I'm trying to backprop a decomposed order-4 tensor with the first dimension defined as a tf.placeholder (changing batch size). I'm playing with a modified dynamic_rnn and the backprop fails with the following error:

NotImplementedError: SVD gradient has not been implemented for input with unknown inner matrix shape.

What's the best way to deal with a similar issue?

THANKS!

mabounassif commented 5 years ago

Looking closer at this. Seems like a TensorFlow issue with SVD gradients.

theWorldCreator commented 5 years ago

Yes, it probably is TensorFlow related. But may I ask why do you need SVDs in the context of RNNs? It sounds a bit unusual (which is not a bad thing BTW).

mabounassif commented 5 years ago

I'm extending the following model: https://github.com/ischlag/TPR-RNN to optimize for memory with TT-decomp. It's tougher than I initially anticipated.

I'm trying to decompose the TPR which is the hidden layer of the RNN.

mabounassif commented 5 years ago

I went so far as to stop_gradients of the SVD and I'm successfully creating the graph. However, there's a miss match of the tt-train cores (which have become the hidden state) and the batch size of the sequence_length of the dynamic_rnn.

Bihaqo commented 5 years ago

But why do you even need SVD? Why can't you just generate a random third-order tensor in the TT format and then train it?

As for the shape mismatch, I don't think the TT-train cores should depend on the batch size, if you see a mismatch you are probably multiplying something in a wrong way. Can you share a code example?
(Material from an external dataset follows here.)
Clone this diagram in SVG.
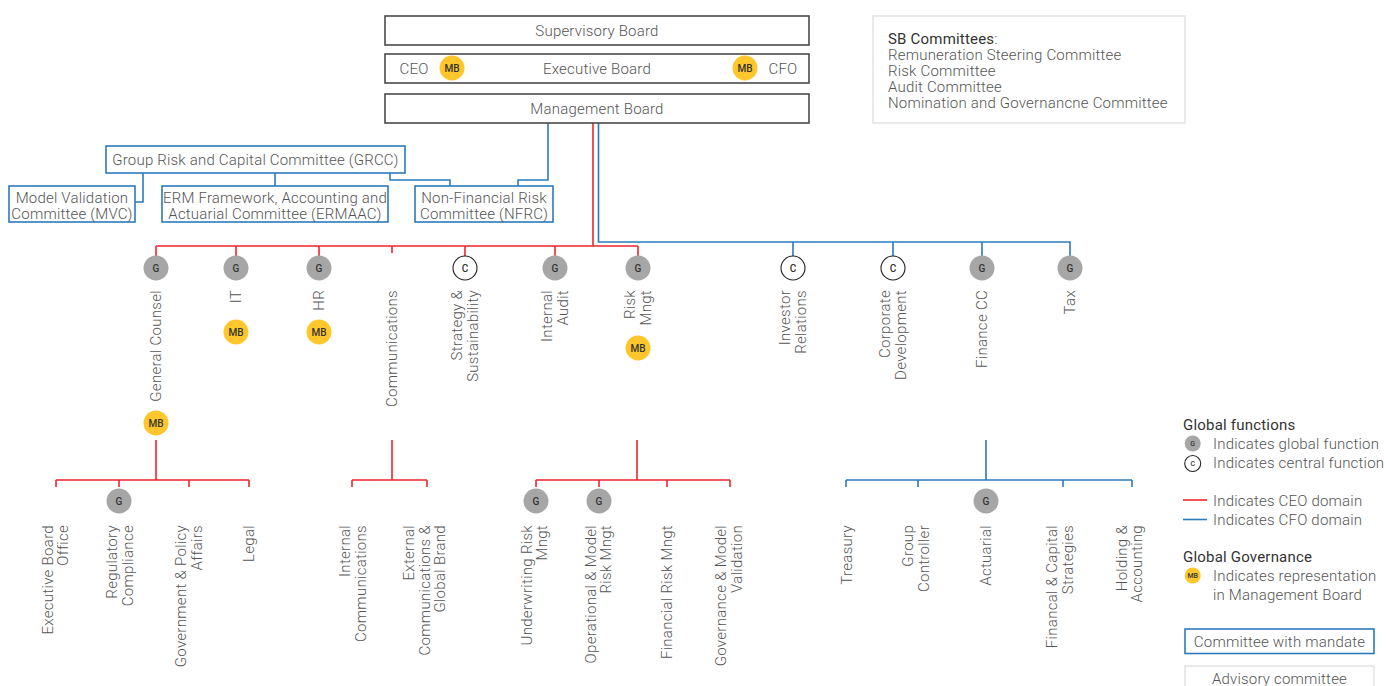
<svg xmlns="http://www.w3.org/2000/svg" width="1389" height="686" viewBox="0 0 1389 686">
<style>
.box{fill:#fff;stroke:#4a4a4a;stroke-width:1.6}
.cbox{fill:#fff;stroke:#2b7bba;stroke-width:1.6}
.adv{fill:#fff;stroke:#dcdcdc;stroke-width:1.2}
text{font-family:Roboto,"Liberation Sans",sans-serif;font-size:15px;font-weight:300;fill:#555;letter-spacing:0.2px}
.m{text-anchor:middle}
.e{text-anchor:end;letter-spacing:0.3px}
.h{fill:#333;font-weight:400}
.red{stroke:#f0262e;stroke-width:1.6;fill:none}
.blue{stroke:#2b7bba;stroke-width:1.6;fill:none}
.gc{fill:#a6a6a6}
.cc{fill:#fff;stroke:#222;stroke-width:1.1}
.mbc{fill:#ffc72c}
.bt{font-size:10px;font-weight:500;fill:#333;text-anchor:middle;letter-spacing:0}
.bs{font-size:7px;font-weight:500;fill:#333;text-anchor:middle;letter-spacing:0}
</style>

<g id="connectors">
  <path class="blue" d="M143,173V202H135M275,173V186M390,173V180H450V186M548,123V180H518V186"/>
  <path class="red" d="M593,123V246M156,246H638M156,246V256M236,246V256M319,246V256M392,246V253M465,246V256M555,246V256M638,246V256"/>
  <path class="blue" d="M598.5,123V242H1070V256M793,242V256M893,242V256M982,242V256"/>
  <path class="red" d="M156,440V480M56,480H249M56,480V487M119,480V487M189,480V487M249,480V487"/>
  <path class="red" d="M392,440V480M352,480H427M352,480V487M427,480V487"/>
  <path class="red" d="M637,440V480M536,480H730M536,480V487M599,480V487M667,480V487M730,480V487"/>
  <path class="blue" d="M986,440V480M846,480H1132M846,480V487M918,480V487M1063,480V487M1132,480V487"/>
</g>

<g id="supervisory-board">
  <rect class="box" x="385" y="16" width="424" height="29"/>
  <text class="m" x="597" y="36">Supervisory Board</text>
</g>
<g id="executive-board">
  <rect class="box" x="385" y="54" width="424" height="29"/>
  <text class="m" x="597" y="73.5">Executive Board</text>
  <text class="m" x="414" y="73.5">CEO</text>
  <circle class="mbc" cx="452" cy="68" r="12.5"/><text class="bt" x="452" y="71.5">MB</text>
  <circle class="mbc" cx="745" cy="68" r="12.5"/><text class="bt" x="745" y="71.5">MB</text>
  <text class="m" x="783" y="73.5">CFO</text>
</g>
<g id="management-board">
  <rect class="box" x="385" y="94" width="424" height="29"/>
  <text class="m" x="597" y="113.5">Management Board</text>
</g>
<g id="sb-committees">
  <rect class="adv" x="873" y="16" width="312" height="107"/>
  <text x="888" y="44"><tspan class="h">SB Committees</tspan>:</text>
  <text x="888" y="60">Remuneration Steering Committee</text>
  <text x="888" y="76">Risk Committee</text>
  <text x="888" y="92">Audit Committee</text>
  <text x="888" y="108">Nomination and Governancne Committee</text>
</g>

<g id="grcc">
  <rect class="cbox" x="106" y="146" width="299" height="27"/>
  <text class="m" x="255.5" y="164.5">Group Risk and Capital Committee (GRCC)</text>
</g>
<g id="mvc">
  <rect class="cbox" x="9" y="186" width="126" height="36"/>
  <text class="m" x="72" y="203">Model Validation</text>
  <text class="m" x="72" y="219">Committee (MVC)</text>
</g>
<g id="ermaac">
  <rect class="cbox" x="162" y="186" width="226" height="36"/>
  <text class="m" x="275" y="203">ERM Framework, Accounting and</text>
  <text class="m" x="275" y="219">Actuarial Committee (ERMAAC)</text>
</g>
<g id="nfrc">
  <rect class="cbox" x="415" y="186" width="138" height="36"/>
  <text class="m" x="484" y="203">Non-Financial Risk</text>
  <text class="m" x="484" y="219">Committee (NFRC)</text>
</g>

<!-- CEO domain functions -->
<g id="general-counsel">
  <circle class="gc" cx="156" cy="268" r="12.5"/><text class="bt" x="156" y="271.5">G</text>
  <text class="e" transform="translate(161,290) rotate(-90)">General Counsel</text>
  <circle class="mbc" cx="156" cy="423" r="12.5"/><text class="bt" x="156" y="426.5">MB</text>
</g>
<g id="it">
  <circle class="gc" cx="236" cy="268" r="12.5"/><text class="bt" x="236" y="271.5">G</text>
  <text class="e" transform="translate(241,290) rotate(-90)">IT</text>
  <circle class="mbc" cx="236" cy="332" r="12.5"/><text class="bt" x="236" y="335.5">MB</text>
</g>
<g id="hr">
  <circle class="gc" cx="319" cy="268" r="12.5"/><text class="bt" x="319" y="271.5">G</text>
  <text class="e" transform="translate(324,290) rotate(-90)">HR</text>
  <circle class="mbc" cx="319" cy="332" r="12.5"/><text class="bt" x="319" y="335.5">MB</text>
</g>
<g id="communications">
  <text class="e" transform="translate(397,290) rotate(-90)">Communications</text>
</g>
<g id="strategy">
  <circle class="cc" cx="465" cy="268" r="12"/><text class="bt" x="465" y="271.5">C</text>
  <text class="e" transform="translate(462,290) rotate(-90)"><tspan x="0" y="0">Strategy &amp;</tspan><tspan x="0" y="15.5">Sustainability</tspan></text>
</g>
<g id="internal-audit">
  <circle class="gc" cx="555" cy="268" r="12.5"/><text class="bt" x="555" y="271.5">G</text>
  <text class="e" transform="translate(552,290) rotate(-90)"><tspan x="0" y="0">Internal</tspan><tspan x="0" y="15.5">Audit</tspan></text>
</g>
<g id="risk-mngt">
  <circle class="gc" cx="638" cy="268" r="12.5"/><text class="bt" x="638" y="271.5">G</text>
  <text class="e" transform="translate(635,290) rotate(-90)"><tspan x="0" y="0">Risk</tspan><tspan x="0" y="15.5">Mngt</tspan></text>
  <circle class="mbc" cx="638" cy="348" r="12.5"/><text class="bt" x="638" y="351.5">MB</text>
</g>

<!-- CFO domain functions -->
<g id="investor-relations">
  <circle class="cc" cx="793" cy="268" r="12"/><text class="bt" x="793" y="271.5">C</text>
  <text class="e" transform="translate(790,290) rotate(-90)"><tspan x="0" y="0">Investor</tspan><tspan x="0" y="15.5">Relations</tspan></text>
</g>
<g id="corporate-development">
  <circle class="cc" cx="893" cy="268" r="12"/><text class="bt" x="893" y="271.5">C</text>
  <text class="e" transform="translate(890,290) rotate(-90)"><tspan x="0" y="0">Corporate</tspan><tspan x="0" y="15.5">Development</tspan></text>
</g>
<g id="finance-cc">
  <circle class="gc" cx="982" cy="268" r="12.5"/><text class="bt" x="982" y="271.5">G</text>
  <text class="e" transform="translate(987,290) rotate(-90)">Finance CC</text>
</g>
<g id="tax">
  <circle class="gc" cx="1070" cy="268" r="12.5"/><text class="bt" x="1070" y="271.5">G</text>
  <text class="e" transform="translate(1075,290) rotate(-90)">Tax</text>
</g>

<!-- General Counsel sub-units -->
<g id="executive-board-office">
  <text class="e" transform="translate(52.7,525) rotate(-90)"><tspan x="0" y="0">Executive Board</tspan><tspan x="0" y="15.5">Office</tspan></text>
</g>
<g id="regulatory-compliance">
  <circle class="gc" cx="119" cy="501" r="12.5"/><text class="bt" x="119" y="504.5">G</text>
  <text class="e" transform="translate(117.3,525) rotate(-90)"><tspan x="0" y="0">Regulatory</tspan><tspan x="0" y="15.5">Compliance</tspan></text>
</g>
<g id="government-policy">
  <text class="e" transform="translate(186,525) rotate(-90)"><tspan x="0" y="0">Government &amp; Policy</tspan><tspan x="0" y="15.5">Affairs</tspan></text>
</g>
<g id="legal">
  <text class="e" transform="translate(254,525) rotate(-90)">Legal</text>
</g>

<!-- Communications sub-units -->
<g id="internal-communications">
  <text class="e" transform="translate(350,525) rotate(-90)"><tspan x="0" y="0">Internal</tspan><tspan x="0" y="15.5">Communications</tspan></text>
</g>
<g id="external-communications">
  <text class="e" transform="translate(414,525) rotate(-90)"><tspan x="0" y="0">External</tspan><tspan x="0" y="15.5">Communications &amp;</tspan><tspan x="0" y="31">Global Brand</tspan></text>
</g>

<!-- Risk sub-units -->
<g id="underwriting-risk">
  <circle class="gc" cx="536" cy="501" r="12.5"/><text class="bt" x="536" y="504.5">G</text>
  <text class="e" transform="translate(531.7,525) rotate(-90)"><tspan x="0" y="0">Underwriting Risk</tspan><tspan x="0" y="15.5">Mngt</tspan></text>
</g>
<g id="operational-model-risk">
  <circle class="gc" cx="599" cy="501" r="12.5"/><text class="bt" x="599" y="504.5">G</text>
  <text class="e" transform="translate(595.7,525) rotate(-90)"><tspan x="0" y="0">Operational &amp; Model</tspan><tspan x="0" y="15.5">Risk Mngt</tspan></text>
</g>
<g id="financial-risk">
  <text class="e" transform="translate(672.3,525) rotate(-90)">Financial Risk Mngt</text>
</g>
<g id="governance-model-validation">
  <text class="e" transform="translate(726,525) rotate(-90)"><tspan x="0" y="0">Governance &amp; Model</tspan><tspan x="0" y="15.5">Validation</tspan></text>
</g>

<!-- Finance CC sub-units -->
<g id="treasury">
  <text class="e" transform="translate(851.7,525) rotate(-90)">Treasury</text>
</g>
<g id="group-controller">
  <text class="e" transform="translate(913.3,525) rotate(-90)"><tspan x="0" y="0">Group</tspan><tspan x="0" y="15.5">Controller</tspan></text>
</g>
<g id="actuarial">
  <circle class="gc" cx="986" cy="501" r="12.5"/><text class="bt" x="986" y="504.5">G</text>
  <text class="e" transform="translate(991,525) rotate(-90)">Actuarial</text>
</g>
<g id="financal-capital-strategies">
  <text class="e" transform="translate(1057,525) rotate(-90)"><tspan x="0" y="0">Financal &amp; Capital</tspan><tspan x="0" y="15.5">Strategies</tspan></text>
</g>
<g id="holding-accounting">
  <text class="e" transform="translate(1126.7,525) rotate(-90)"><tspan x="0" y="0">Holding &amp;</tspan><tspan x="0" y="15.5">Accounting</tspan></text>
</g>

<!-- Legend -->
<g id="legend">
  <text class="h" x="1183" y="430">Global functions</text>
  <circle class="gc" cx="1192.7" cy="443.5" r="8"/><text class="bs" x="1192.7" y="446">G</text>
  <text x="1213" y="449">Indicates global function</text>
  <circle class="cc" cx="1192.7" cy="463.5" r="8"/><text class="bs" x="1192.7" y="466">C</text>
  <text x="1213" y="468">Indicates central function</text>
  <line class="red" x1="1183" y1="500" x2="1207" y2="500"/>
  <text x="1213" y="506">Indicates CEO domain</text>
  <line class="blue" x1="1183" y1="519.5" x2="1207" y2="519.5"/>
  <text x="1213" y="525">Indicates CFO domain</text>
  <text class="h" x="1183" y="562">Global Governance</text>
  <circle class="mbc" cx="1192.7" cy="575.5" r="8"/><text class="bs" x="1192.7" y="578">MB</text>
  <text x="1213" y="581">Indicates representation</text>
  <text x="1213" y="600">in Management Board</text>
  <rect class="cbox" x="1185" y="629" width="189" height="24.5"/>
  <text class="m" x="1279.5" y="647">Committee with mandate</text>
  <rect class="adv" x="1185" y="666" width="189" height="30"/>
  <text class="m" x="1279.5" y="684">Advisory committee</text>
</g>
</svg>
mabounassif commented 5 years ago

SVD is performed in the to_tt_tensor method. Back-propagating through that won't work. This might break at the creation of the graph, I'm running it on an experimental forked version of t3f locally. https://github.com/mabounassif/TPR-RNN/blob/share/tpr_rnn_graph.py

Bihaqo commented 5 years ago

That's what I thought: you probably don't need SVD (aka to_tt_tensor). In the code, you create a tensor of zeros and then convert it to the TT format, but it's going to be much faster / more differentiable to create this tensor directly in the TT-format (i.e. directly define TT-cores which yield a tensor of zeros): t3f.tensor_zeros().

tensor_zeros doesn't support batches of TT-tensors, but it's just because no-one needed it yet, it's super easy to implement.

mabounassif commented 5 years ago

Yeah, however in the RNN cell, there are a bunch of einsum operations for the dense tensor. I'm not sure I know how they concert in tt format

mabounassif commented 5 years ago

Unless I convert them to matmul operations

Bihaqo commented 5 years ago

Maybe try instead of

h = tf.zeros((4, 4, 4))
rnn(h)

use something like

h_tt = t3f.tensor_zeros((4, 4, 4), tt_rank=4)
h = t3f.full(h_tt)
rnn(h)

Bihaqo commented 5 years ago

If I understood correctly what you want